Mr Byers has learnt from his predecessors, both Labour and Tory, that executive pay is a minefield and that those who wander into it unprepared rarely emerge unscathed. The last Conservative chancellor, Kenneth Clarke, thought he would garner some easy political points by scrapping tax breaks on share-option schemes the day the Greenbury report on executive pay appeared. But all he succeeded in doing was penalising Asda check-out staff and middle managers on modest salaries.

The Government has therefore opted for the approach of letting shareholders decide. However, it plans to encourage them to be more pro-active in vetoing pay packages which are not justified by performance. A consultative document due out later this month will recommend making it a requirement for companies to put boardroom pay arrangements to an annual vote at shareholders meetings. The Government also wants to give shareholders new rights to table resolutions on remuneration at annual meetings.
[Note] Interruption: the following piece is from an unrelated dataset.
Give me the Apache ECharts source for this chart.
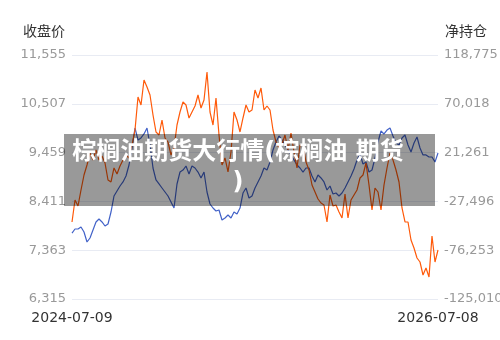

The latest evidence suggests that while there is 100 per cent compliance with the requirment to set out remuneration policy, many companies are still falling down badly when it comes to explaining the link between pay and performance.

A review of 270 companies carried out for the Government by PricewaterhouseCoopers showed that in only seven cases were remuneration reports voted on separately at annual meetings. Only 5 per cent of companies disclosed, even in broad terms, how the performance measures on which boardroom pay is calculated relate to long-term company objectives.

It is a measure of how far the Government has shifted its stance on boardroom pay, that there were virtually no dissenting voices in the City yesterday following Mr Byers' speech.

Both the Association of British Insurers and the National Association of Pension Funds (NAPF), whose members account for more than half the pounds 1,600bn invested in UK equities, welcomed Mr Byers' acknowledgement that exceptional performance justified exceptional pay. Ann Robinson, director-general of the NAPF, described the Government's proposals as "a very good example of pragmatism". Mary Francis, director general of the ABI, said: "Institutional investors have a common interest with government in encouraging world class performance.

She also maintained institutional investors were already highly active behind the scenes in influencing, and often changing, company remuneration schemes. "More than 100 companies have put their schemes to us and in every instance changes have been made as a result. In many cases these are minor but in some instances they have been very significant."